By Nancy I. Maanao
(Tumon, Guam) Today marks the fourth anniversary of the death of the Commonwealth's beloved Governor Eloy Inos. He died while recovering from medical treatment in Seattle December 28, 2015, leaving the Commonwealth of the Northern Mariana Islands in mourning.
Mr. Inos led the Commonwealth through a tumultuous era. He was called into service, becoming the Commonwealth's lieutenant governor following the demise of former Lt. Gov. Timothy Villagomez, then becoming the governor, when the man he served, Benigno Fitial, resigned in 2013.
Aside from the political upheaval of the time, the economy and the government's finances had tanked, and the pension fund was in trouble. Under Mr. Inos's leadership, the Commonwealth weathered these crises and started the era of economic expansion that produced yearly unprecedented GDP growth until 2018. Unlike any person who had occupied the governor's seat prior to him, he faced these challenges in a job he never applied for.
But in 2014 he did throw his hat in the ring; Mr. Inos won the election for governor that year with his runningmate, Ralph Torres.
The following year Soudelor ravished the NMI and nearly destroyed public infrastructure and displaced thousands. As the recovery was happening, the senior statesman's health declined. He went off island for surgery and died December 28 four years ago.
Mr. Inos was concerned for the welfare of his people literally into his death. In accordance with his wishes, he did not receive a state funeral, which would have cost the Commonwealth's taxpayers thousands of dollars. Instead, his family held a wake for public viewing on January 12, after his body was flown back home from Seattle.

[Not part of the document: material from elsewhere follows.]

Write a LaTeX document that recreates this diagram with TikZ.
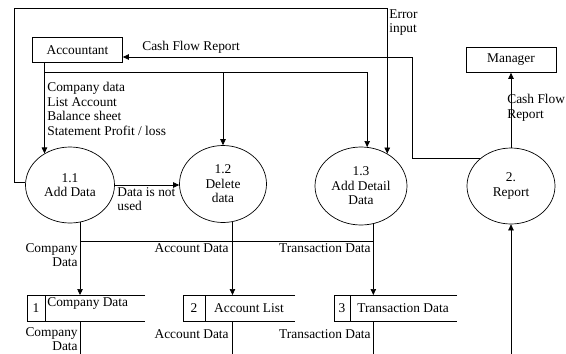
\documentclass[tikz,border=0pt]{standalone}
\usepackage{fontspec}
\setmainfont{Liberation Serif}
\usetikzlibrary{arrows.meta,shapes.geometric}

\tikzset{
  proc/.style={draw,ellipse,inner sep=0pt,align=center},
  ent/.style={draw,minimum width=90pt,minimum height=25pt,inner sep=0pt},
  flow/.style={-{Triangle[length=6pt,width=5.5pt]}},
  lbl/.style={inner sep=0pt,align=left,anchor=north west},
  rlbl/.style={inner sep=0pt,align=right,anchor=north east},
}

\begin{document}
\begin{tikzpicture}[x=1pt,y=-1pt,line width=0.7pt,font=\fontsize{13.4}{14.5}\selectfont]
  \useasboundingbox (0,0) rectangle (566,354);

  \coordinate (corner) at (14,8);
  \coordinate (split) at (45,72);
  \coordinate (cfr) at (412,57);
  \coordinate (bus) at (0,241);
  \coordinate (edge) at (0,354);

  \node[ent] (acc) at (77.5,50) {Accountant};
  \node[ent] (mgr) at (511,60) {Manager};

  \node[proc,minimum width=89pt,minimum height=76pt] (p11) at (70,185) {1.1\\Add Data};
  \node[proc,minimum width=87pt,minimum height=77pt] (p12) at (223,184) {1.2\\Delete\\data};
  \node[proc,minimum width=92pt,minimum height=78pt] (p13) at (361,186) {1.3\\Add Detail\\Data};
  \node[proc,minimum width=88pt,minimum height=76pt] (p2) at (511,186) {2.\\Report};

  % data stores, open on the right
  \foreach \n/\l/\r/\d in {1/27/145/45, 2/183/295/205, 3/334/457/350} {
    \draw (\r,295) -- (\l,295) -- (\l,321) -- (\r,321);
    \draw (\d,295) -- (\d,321);
    \node (num\n) at ({(\l+\d)/2},308) {\n};
    \coordinate (top\n) at (\l,295);
    \coordinate (bot\n) at (\l,321);
  }
  \node[anchor=west,inner sep=0pt] (st1) at (47,304) {Company Data};
  \node (st2) at (249,308) {Account List};
  \node (st3) at (403,308) {Transaction Data};

  % flows from the accountant
  \draw[flow] (p2.139) -| (cfr) -- (acc.east |- cfr);
  \draw[flow] (acc.south -| p11.129) -- (p11.129);
  \draw[flow] (split) -| (p13.81);
  \draw[flow] (split -| p12.north) -- (p12.north);
  \draw[flow] (p11.176) -| (corner) -| (p13.51);
  \draw[flow] (p11.east) -- (p11.east -| p12.west);

  % flows into the stores
  \draw[flow] (p11.-75) -- (p11.-75 |- top1);
  \draw[flow] (p12.-76) -- (p12.-76 |- top2);
  \draw[flow] (p13.-72) -- (p13.-72 |- top3);
  \draw (p11.-75 |- bus) -- (p13.-72 |- bus);
  \draw (p11.-75 |- bot1) -- (p11.-75 |- edge);
  \draw (p12.-76 |- bot2) -- (p12.-76 |- edge);
  \draw (p13.-72 |- bot3) -- (p13.-72 |- edge);

  \draw[flow] (p2.south |- edge) -- (p2.south);
  \draw[flow] (p2.north) -- (mgr.south);

  \node[lbl] (l1) at (47,82) {Company data\\List Account\\Balance sheet\\Statement Profit / loss};
  \node[anchor=base west,inner sep=0pt] (l2) at (142,50) {Cash Flow Report};
  \node[lbl] (l3) at (389,9) {Error\\input};
  \node[lbl] (l4) at (507,94) {Cash Flow\\Report};
  \node[lbl] (l5) at (117,187) {Data is not\\used};
  \node[rlbl] (l6) at (78,243) {Company\\Data};
  \node[rlbl] (l7) at (229,243) {Account Data};
  \node[rlbl] (l8) at (371,243) {Transaction Data};
  \node[rlbl] (l9) at (78,327) {Company\\Data};
  \node[rlbl] (l10) at (229,329) {Account Data};
  \node[rlbl] (l11) at (371,329) {Transaction Data};
\end{tikzpicture}
\end{document}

Then-Guam Gov. Eddie Calvo cancelled his scheduled meetings in San Francisco and Washington, D.C. to attend Mr. Inos's funeral, along with thousands from the NMI and Guam. He declared January 12 an official day of mourning for his friend, Mr. Inos. The two leaders worked closely on a number of issues, and worked well together.

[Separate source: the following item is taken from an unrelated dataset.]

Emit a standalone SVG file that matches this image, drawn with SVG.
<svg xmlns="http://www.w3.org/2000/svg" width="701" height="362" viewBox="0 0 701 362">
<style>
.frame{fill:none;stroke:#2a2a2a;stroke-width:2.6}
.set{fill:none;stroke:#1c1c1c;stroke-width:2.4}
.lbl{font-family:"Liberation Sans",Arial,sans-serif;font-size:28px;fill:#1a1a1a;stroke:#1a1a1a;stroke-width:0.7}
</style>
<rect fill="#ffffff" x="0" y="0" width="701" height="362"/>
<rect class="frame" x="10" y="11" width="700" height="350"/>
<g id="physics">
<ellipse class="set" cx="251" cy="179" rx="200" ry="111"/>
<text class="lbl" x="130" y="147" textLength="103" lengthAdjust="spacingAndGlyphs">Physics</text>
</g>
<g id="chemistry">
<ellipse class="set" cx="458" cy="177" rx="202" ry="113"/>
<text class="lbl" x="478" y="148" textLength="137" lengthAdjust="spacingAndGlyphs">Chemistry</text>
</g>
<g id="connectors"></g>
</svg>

Leaders throughout Micronesia and the military commands also attended his funeral, which is thought to be the largest attended in the Commonwealth's history.

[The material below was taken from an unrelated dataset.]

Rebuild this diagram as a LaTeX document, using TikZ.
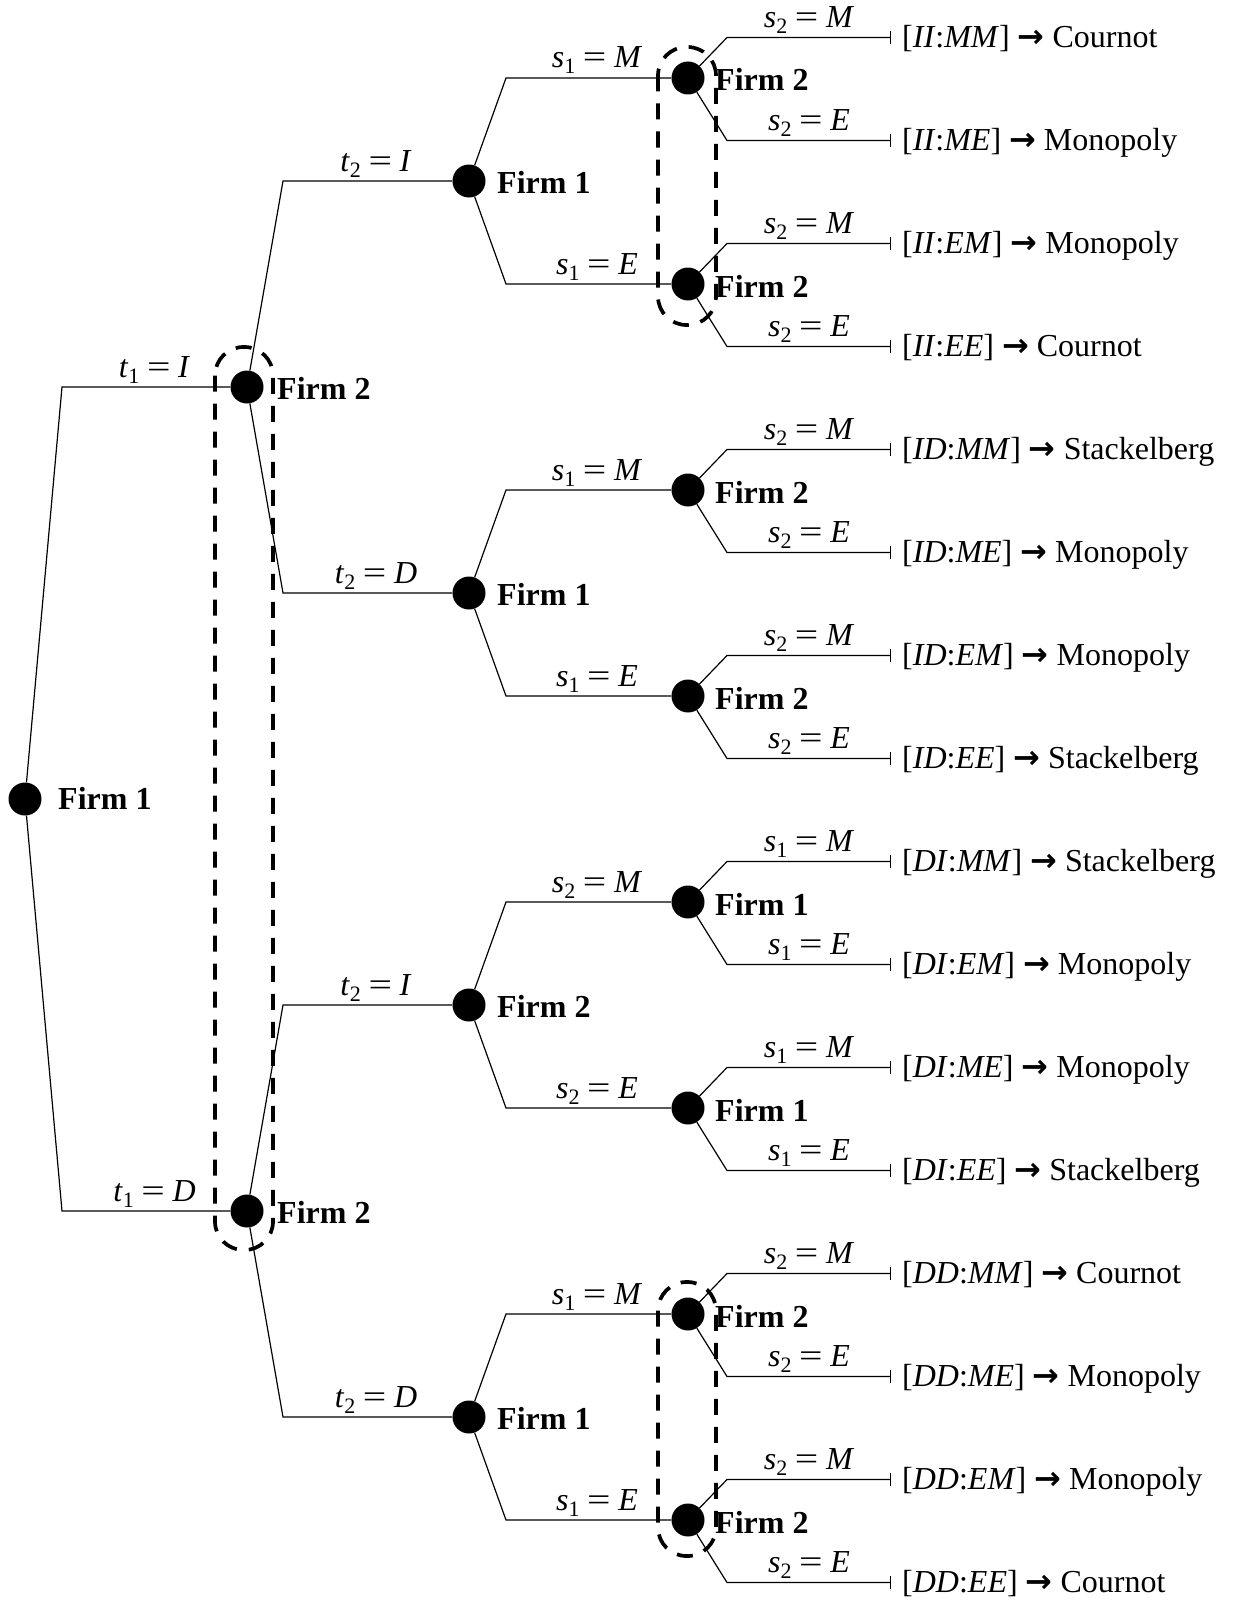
\documentclass[tikz,border=0pt]{standalone}
\usepackage{fontspec}
\usepackage{graphicx}
\setmainfont{Liberation Serif}
\newfontfamily\arrowfont{DejaVu Sans}
\usetikzlibrary{arrows.meta}
\newcommand{\subx}[1]{\raisebox{-6pt}{\fontsize{22}{22}\selectfont #1}}
\newcommand{\lab}[3]{\textit{#1}\subx{#2}\hspace{0.24em}\scalebox{1.3}[1]{=}\hspace{0.24em}\textit{#3}}
\newcommand{\term}[3]{[\textit{#1}:\textit{#2}]~{\arrowfont\bfseries →}~#3}
\begin{document}
\begin{tikzpicture}[x=1pt,y=-1pt,
  dot/.style={circle, fill=black, inner sep=0pt, minimum size=33pt},
  edge/.style={line width=1.2pt, black},
  lab/.style={midway, anchor=base, inner sep=0pt, yshift=10pt, font=\fontsize{32}{38}\selectfont},
  firm/.style={anchor=base west, inner sep=0pt, font=\fontsize{32}{38}\selectfont\bfseries},
  term/.style={anchor=base west, inner sep=0pt, font=\fontsize{32}{38}\selectfont},
  info/.style={line width=3.7pt, dash pattern=on 16pt off 12pt, rounded corners=28.5pt},
  tick/.style={-{Bar[width=13pt]}}
]
\useasboundingbox (0,0) rectangle (1233,1600);

% decision nodes
\node[dot] (R) at (25,799) {};
\node[dot] (A1) at (247,387) {};
\node[dot] (A2) at (247,1211) {};
\node[dot] (B1) at (469,181) {};
\node[dot] (B2) at (469,593) {};
\node[dot] (B3) at (469,1005) {};
\node[dot] (B4) at (469,1417) {};
\foreach \i/\y in {1/78,2/284,3/490,4/696,5/902,6/1108,7/1314,8/1520}{
  \node[dot] (C\i) at (688,\y) {};
  \coordinate (cC\i) at (506,\y);
}

% player labels
\node[firm] (lR) at ([shift={(33,10)}]R.center) {Firm 1};
\node[firm] (lA1) at ([shift={(30,12)}]A1.center) {Firm 2};
\node[firm] (lA2) at ([shift={(30,12)}]A2.center) {Firm 2};
\node[firm] (lB1) at ([shift={(28,12)}]B1.center) {Firm 1};
\node[firm] (lB2) at ([shift={(28,12)}]B2.center) {Firm 1};
\node[firm] (lB3) at ([shift={(28,12)}]B3.center) {Firm 2};
\node[firm] (lB4) at ([shift={(28,12)}]B4.center) {Firm 1};
\foreach \i/\f in {1/2,2/2,3/2,4/2,5/1,6/1,7/2,8/2}{
  \node[firm] (lC\i) at ([shift={(27,13)}]C\i.center) {Firm \f};
}

% corners
\coordinate (cA1) at (62,387);
\coordinate (cA2) at (62,1211);
\coordinate (cB1) at (283,181);
\coordinate (cB2) at (283,593);
\coordinate (cB3) at (283,1005);
\coordinate (cB4) at (283,1417);

% terminals
\foreach \k/\y/\a/\b/\r in {0/37.5/II/MM/Cournot, 1/140.5/II/ME/Monopoly, 2/243.5/II/EM/Monopoly, 3/346.5/II/EE/Cournot,
  4/449.5/ID/MM/Stackelberg, 5/552.5/ID/ME/Monopoly, 6/655.5/ID/EM/Monopoly, 7/758.5/ID/EE/Stackelberg,
  8/861.5/DI/MM/Stackelberg, 9/964.5/DI/EM/Monopoly, 10/1067.5/DI/ME/Monopoly, 11/1170.5/DI/EE/Stackelberg,
  12/1273.5/DD/MM/Cournot, 13/1376.5/DD/ME/Monopoly, 14/1479.5/DD/EM/Monopoly, 15/1582.5/DD/EE/Cournot}{
  \coordinate (cT\k) at (727,\y);
  \coordinate (eT\k) at (891,\y);
  \node[term] (tT\k) at (902,\y+10) {\term{\a}{\b}{\r}};
}

% root branches
\draw[edge] (R) -- (cA1) -- (A1);
\path (cA1) -- (A1.center) node[lab] {\lab{t}{1}{I}};
\draw[edge] (R) -- (cA2) -- (A2);
\path (cA2) -- (A2.center) node[lab] {\lab{t}{1}{D}};

% second stage
\draw[edge] (A1) -- (cB1) -- (B1);
\path (cB1) -- (B1.center) node[lab] {\lab{t}{2}{I}};
\draw[edge] (A1) -- (cB2) -- (B2);
\path (cB2) -- (B2.center) node[lab] {\lab{t}{2}{D}};
\draw[edge] (A2) -- (cB3) -- (B3);
\path (cB3) -- (B3.center) node[lab] {\lab{t}{2}{I}};
\draw[edge] (A2) -- (cB4) -- (B4);
\path (cB4) -- (B4.center) node[lab] {\lab{t}{2}{D}};

% third stage
\foreach \b/\u/\d/\p in {1/1/2/1, 2/3/4/1, 3/5/6/2, 4/7/8/1}{
  \draw[edge] (B\b) -- (cC\u) -- (C\u);
  \path (cC\u) -- (C\u.center) node[lab] {\lab{s}{\p}{M}};
  \draw[edge] (B\b) -- (cC\d) -- (C\d);
  \path (cC\d) -- (C\d.center) node[lab] {\lab{s}{\p}{E}};
}

% final stage
\foreach \c/\u/\d/\p in {1/0/1/2, 2/2/3/2, 3/4/5/2, 4/6/7/2, 5/8/9/1, 6/10/11/1, 7/12/13/2, 8/14/15/2}{
  \draw[edge,tick] (C\c) -- (cT\u) -- (eT\u);
  \path (cT\u) -- (eT\u) node[lab] {\lab{s}{\p}{M}};
  \draw[edge,tick] (C\c) -- (cT\d) -- (eT\d);
  \path (cT\d) -- (eT\d) node[lab] {\lab{s}{\p}{E}};
}

% information sets
\draw[info] (215,347) rectangle (273,1250);
\draw[info] (658,47) rectangle (716,325);
\draw[info] (658,1282) rectangle (716,1556);
\end{tikzpicture}
\end{document}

In the year preceding his death and in consideration of the fiscal situation, Mr. Inos did not avail of the monthly utilities stipend accorded him by law, despite his medical battles.
Mr. Torres was sworn in as the Commonwealth's governor following Mr. Inos's death.
Mr. Fitial, whose one-year jail sentence was commuted by Mr. Inos, attended Mass services in commemoration of his former lieutenant governor at 6 a.m. today at Mount Carmel Cathedral. Former first lady Sophie Tenorio also attended the Mass.
Mr. Inos's wife, Dolores Agulto Inos, died in 2011 while he was serving as the lieutenant governor. They are buried next to each other at the Chalan Kanoa Cemetery for anyone who would like to commemorate their lives and visit their graves.